What is happening with PAFA now?
PAFA is winding down its degree-granting programs. Its bachelor’s and master’s degree programs will be ended at the completion of the 2024-25 school year, school officials said.
The Academy will keep its museum open and fully operating, and plans to carry on continuing education and K-12 arts programs.
At the same time, PAFA intends to restore its comprehensive three- or four-year certificate program and relaunch it this fall. The program, from which many artists graduated over a period of decades, was dropped in 2017.
“Our new blueprint for the future will tap the best of PAFA’s history and marry it to a future vision that is wholly unique, appealing to a broad art community, and financially sustainable,” Anne McCollum, chair of PAFA’s board, said in a press statement.
Why is PAFA ending its degree programs?
PAFA is currently running a $3 million annual deficit, and ending its degree programs is expected to save a little more than $1 million. It will open up some space in the school’s Hamilton building, which PAFA hopes to rent out, bringing in some new revenue. Leaders hope that those two changes along with some others will close the budget gap.
PAFA has raised tens of millions of dollars in recent years for building renovations, but PAFA president Eric G. Pryor said it didn’t make sense to raise funds to save the degree programs due to a trend of declining student enrollment.
Enrollment has dropped by half — from 270 students in 2019 to 126 in 2023 — while costs have increased, according to figures provided by school officials. In fiscal year 2023, the school incurred a loss of $7,090 per student, compared with fiscal year 2017, when it showed a gain of $6,322 per student.
What will happen to the existing PAFA students?
MFA students expecting to graduate from PAFA in 2024 or 2025 will still be able to do so, the school said.
Freshmen and sophomores will have to enroll elsewhere at the end of the current academic year. PAFA said it has 37 such students.

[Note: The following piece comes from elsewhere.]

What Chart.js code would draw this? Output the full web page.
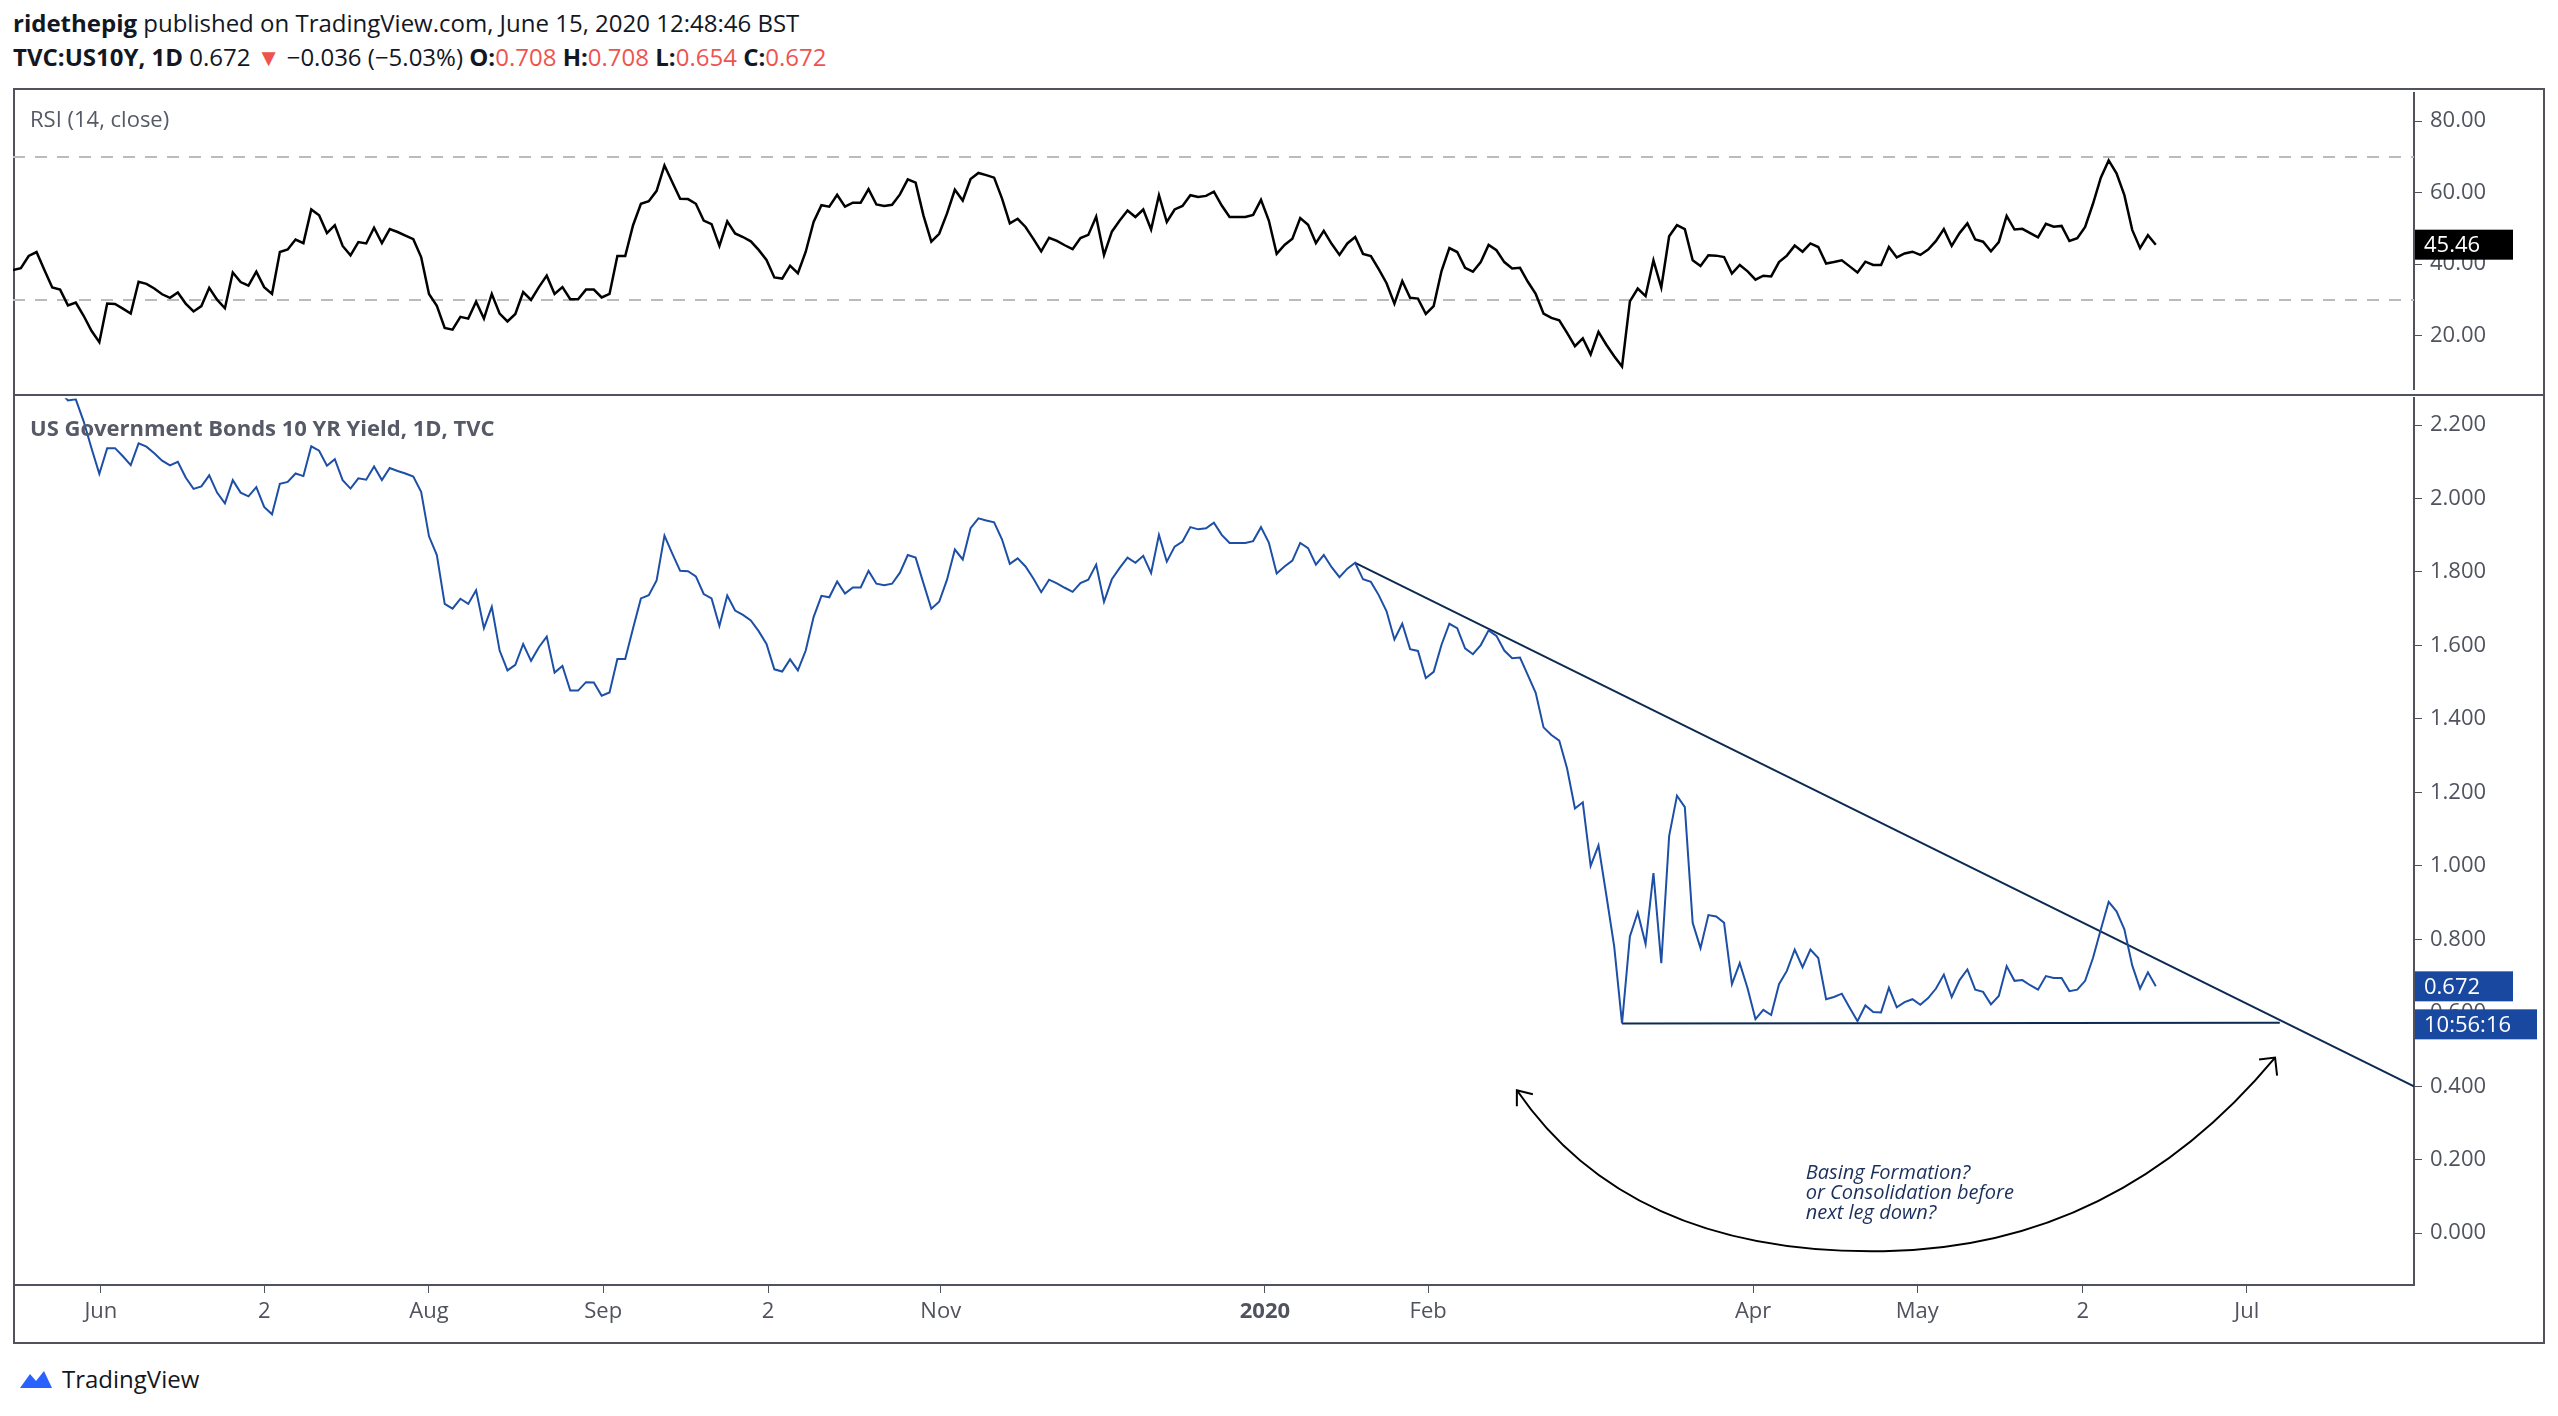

“We will create personalized transfer plans to a range of local and well-regarded schools with whom we have made agreements so that students can complete their arts degrees with minimal disruption,” wrote Pryor in a statement addressed to members of the PAFA community.
Agreements are in place with University of the Arts, Temple University’s Tyler School of Art and Architecture, Moore College of Art & Design, Arcadia University, and Pennsylvania College of Art and Design, his statement said.
What’s the difference between a degree and a certificate program?
The bachelor of fine arts was a four-year program that combined studio work with a traditional liberal arts education, and the masters of fine arts was a graduate-level two-year program, with a competitive application process and the requirement that students already had a college degree. The certificate program as it existed was not age-specific, and taught the foundations of art, without a required core curriculum of traditional academic subjects.
What will happen to PAFA faculty?
PAFA currently has 21 full-time and 21 part-time faculty members, a spokesperson said, and although they will be retained for now, no firm plan exists yet for their employment after the degree programs are phased out. The number of faculty who will be retained will depend on how many students enroll in the restored certificate program, Pryor said.
Who are its notable alums?
“Almost every American artist of note has been collected and exhibited by PAFA or has taught here. PAFA has always provided world-class fine arts education and will continue to do so,” McCollum said. The school’s illustrious alumni include Mary Cassatt, Maxfield Parrish, David Lynch, Alexander Milne Calder, Barkley L. Hendricks, and generations of boundary-pushing, radical artists.
Staff writer Zoe Greenberg contributed to this article.